Столь же ущербным с юридической точки зрения является закон о распространении недостоверной информации. В нем говорится: «Запрещается распространение в средствах массовой информации, а также в информационно-телекоммуникационных сетях недостоверной общественно значимой информации, распространяемой под видом достоверных сообщений, которая создает угрозу жизни и (или) здоровью граждан, массового нарушения общественного порядка и (или) общественной безопасности, прекращения функционирования объектов жизнеобеспечения, транспортной или социальной инфраструктуры, наступления иных тяжких последствий». Такая информация, согласно законопроекту, должна оперативно (без суда) блокироваться в интернете, а ее распространитель будет наказан.
Сразу возникают вопросы: что такое недостоверная информация? кто и как определяет ее достоверность и наличие угрозы жизни и здоровью граждан или массового нарушения общественного порядка? В законе нет соответствующих определений. И поскольку он предполагает незамедлительное удаление информации без решения суда и без проведения каких-либо экспертиз, единственным критерием достоверности или недостоверности, а также наличия угрозы является мнение должностного лица. Российские законодатели фактически воспроизвели пассаж, принадлежащий перу Козьмы Пруткова: «Всякому русскому дворянину свойственно желать не ошибаться; но, чтоб удовлетворить это желание, надо иметь материал для мнения. Где ж этот материал? Единственным материалом может быть только мнение начальства. Иначе нет ручательства, что мнение безошибочно».
***
Усиливающееся наступление Кремля на свободу слова и информации — результат прогрессирующего кризиса путинского режима, его растущей неуверенности в собственном будущем. Российская власть понимает (возможно, интуитивно), что поддержка сокращается, особенно среди образованных и успешных слоев населения. Государственная пропаганда всеми силами отвлекает внимание масс от актуальных проблем страны, но не может переломить эту тенденцию. Соответственно, ставка делается на репрессии, запрещение критики, изоляцию страны от внешнего мира.
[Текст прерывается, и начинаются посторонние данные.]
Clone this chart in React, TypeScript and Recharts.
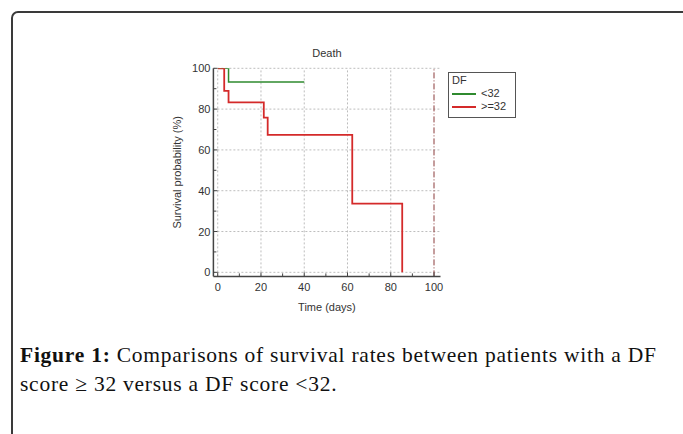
import React from "react";
import { LineChart, Line, XAxis, YAxis, ReferenceLine, Label } from "recharts";

const greenTime = [0, 5, 40];
const greenSurv = [100, 93.3, 93.3];
const redTime = [0, 3, 5, 21.3, 23.1, 62.2, 85.3];
const redSurv = [100, 88.9, 83.3, 75.8, 67.4, 33.7, 0];

const xTicks = [0, 10, 20, 30, 40, 50, 60, 70, 80, 90, 100];
const yTicks = [0, 10, 20, 30, 40, 50, 60, 70, 80, 90, 100];
const xMajor = [0, 20, 40, 60, 80, 100];
const yMajor = [0, 20, 40, 60, 80, 100];

const seriesNames = ["<32", ">=32"];
const seriesColors = ["#2f8a2f", "#d42a2a"];

const greenData = greenTime.map((t, i) => ({ t, s: greenSurv[i] }));
const redData = redTime.map((t, i) => ({ t, s: redSurv[i] }));

const FONT = "'Liberation Sans', Arial, sans-serif";
const AXIS = "#444";

const XTick = (props: any) => {
  const { x, y, payload } = props;
  const major = payload.value % 20 === 0;
  return (
    <g>
      <line x1={x} y1={y} x2={x} y2={y - (major ? 4 : 3)} stroke={AXIS} strokeWidth={1} />
      {major && (
        <text x={x} y={y + 11} textAnchor="middle" dominantBaseline="central" fontSize={11} fill="#333" fontFamily={FONT}>
          {payload.value}
        </text>
      )}
    </g>
  );
};

const YTick = (props: any) => {
  const { x, y, payload } = props;
  const major = payload.value % 20 === 0;
  return (
    <g>
      <line x1={x} y1={y} x2={x + (major ? 4 : 3)} y2={y} stroke={AXIS} strokeWidth={1} />
      {major && (
        <text x={x - 3} y={y} textAnchor="end" dominantBaseline="central" fontSize={11} fill="#333" fontFamily={FONT}>
          {payload.value}
        </text>
      )}
    </g>
  );
};

const LegendBox = () => (
  <div
    style={{
      position: "absolute",
      left: 448,
      top: 72,
      width: 68,
      height: 46,
      border: "1.5px solid #555",
      background: "#fff",
      fontFamily: FONT,
      fontSize: 11,
      color: "#333",
      boxSizing: "border-box",
      padding: "1px 0 0 3px",
      lineHeight: "13px",
    }}
  >
    <div>DF</div>
    {seriesNames.map((n, i) => (
      <div key={n} style={{ display: "flex", alignItems: "center", height: 13 }}>
        <div style={{ width: 24, height: 2, background: seriesColors[i], marginRight: 5 }} />
        <span>{n}</span>
      </div>
    ))}
  </div>
);

export default function App() {
  return (
    <div style={{ position: "absolute", left: 0, top: 0, width: 683, height: 434, background: "#fff", overflow: "hidden" }}>
      <div
        style={{
          position: "absolute",
          left: 11,
          top: 11,
          width: 720,
          height: 520,
          border: "2px solid #3a3a3a",
          borderRadius: 7,
          boxSizing: "border-box",
        }}
      />
      <div style={{ position: "absolute", left: 0, top: 0 }}>
        <LineChart width={683} height={434} margin={{ top: 68.3, right: 242.5, bottom: 127.6, left: 173.4 }}>
          <XAxis
            dataKey="t"
            type="number"
            domain={[-2, 103]}
            ticks={xTicks}
            interval={0}
            tickSize={0}
            tickMargin={0}
            tickLine={false}
            tick={<XTick />}
            height={30}
            axisLine={{ stroke: AXIS, strokeWidth: 1.5 }}
            allowDataOverflow
          >
            <Label value="Time (days)" position="bottom" offset={-3} fontSize={11} fill="#333" fontFamily={FONT} />
          </XAxis>
          <YAxis
            type="number"
            domain={[-2, 100]}
            ticks={yTicks}
            interval={0}
            tickSize={0}
            tickMargin={0}
            tickLine={false}
            tick={<YTick />}
            width={40}
            axisLine={{ stroke: AXIS, strokeWidth: 1.5 }}
            allowDataOverflow
          >
            <Label
              value="Survival probability (%)"
              angle={-90}
              position="left"
              offset={-4}
              fontSize={11}
              fill="#333"
              fontFamily={FONT}
              style={{ textAnchor: "middle" }}
            />
          </YAxis>
          {xMajor.filter((v) => v !== 100).map((v) => (
            <ReferenceLine key={"vx" + v} x={v} stroke="#bdbdbd" strokeDasharray="2 2" strokeWidth={1} />
          ))}
          {yMajor.map((v) => (
            <ReferenceLine key={"hy" + v} y={v} stroke="#bdbdbd" strokeDasharray="2 2" strokeWidth={1} />
          ))}
          <ReferenceLine x={100} stroke="#8b3a3a" strokeDasharray="6 2 1 2" strokeWidth={1} />
          <Line
            data={greenData}
            dataKey="s"
            name={seriesNames[0]}
            type="stepAfter"
            stroke={seriesColors[0]}
            strokeWidth={1.5}
            dot={false}
            isAnimationActive={false}
          />
          <Line
            data={redData}
            dataKey="s"
            name={seriesNames[1]}
            type="stepAfter"
            stroke={seriesColors[1]}
            strokeWidth={1.8}
            dot={false}
            isAnimationActive={false}
          />
        </LineChart>
      </div>
      <LegendBox />
      <div
        style={{
          position: "absolute",
          left: 227,
          top: 47,
          width: 200,
          textAlign: "center",
          fontFamily: FONT,
          fontSize: 11,
          color: "#333",
        }}
      >
        Death
      </div>
      <div
        style={{
          position: "absolute",
          left: 20,
          top: 341,
          fontFamily: "'Liberation Serif', 'Times New Roman', serif",
          fontSize: 21.5,
          letterSpacing: 0.75,
          lineHeight: "28.5px",
          color: "#111",
          whiteSpace: "nowrap",
        }}
      >
        <b>Figure 1:</b> Comparisons of survival rates between patients with a DF
        <br />
        score ≥ 32 versus a DF score &lt;32.
      </div>
    </div>
  );
}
Недооценивать эффективность и, следовательно, опасность этого курса было бы неверно. Как уже говорилось, около половины населения России поддерживает законы о фейковых новостях и запрещении критики власти. Это симптом глубокой болезни российского общества. Как и когда оно выздоровеет и выздоровеет ли вообще, неясно. Остается только надеяться.
1 2018 World Press Freedom Index. Reporters without frontiers. — rsf.org/en/ranking_table.
2 Отношение россиян к репрессивным законам. Левада-центр. 8 апреля 2019 года. — www.levada.ru/2019/04/08/zakony-o-neuvazhenii-k-vlasti-i-fejknyus/.
3 Олег Мороз. Почему он выбрал Путина. — www.olegmoroz.ru/putin_4_4.html.
4 Статья 1 Федерального закона № 114-ФЗ от 25 июля 2002 г. «О противодействии экстремистской деятельности».
5 Частичное правосудие: исследование смертей журналистов в России, 1993—2009. Международная федерация журналистов. 2009. — www.kavkaz-uzel.eu/articles/174582/.
6 Отношение россиян к репрессивным законам. Левада-центр. 8 апреля 2019 года. — www.levada.ru/2019/04/08/zakony-o-neuvazhenii-k-vlasti-i-fejknyus/.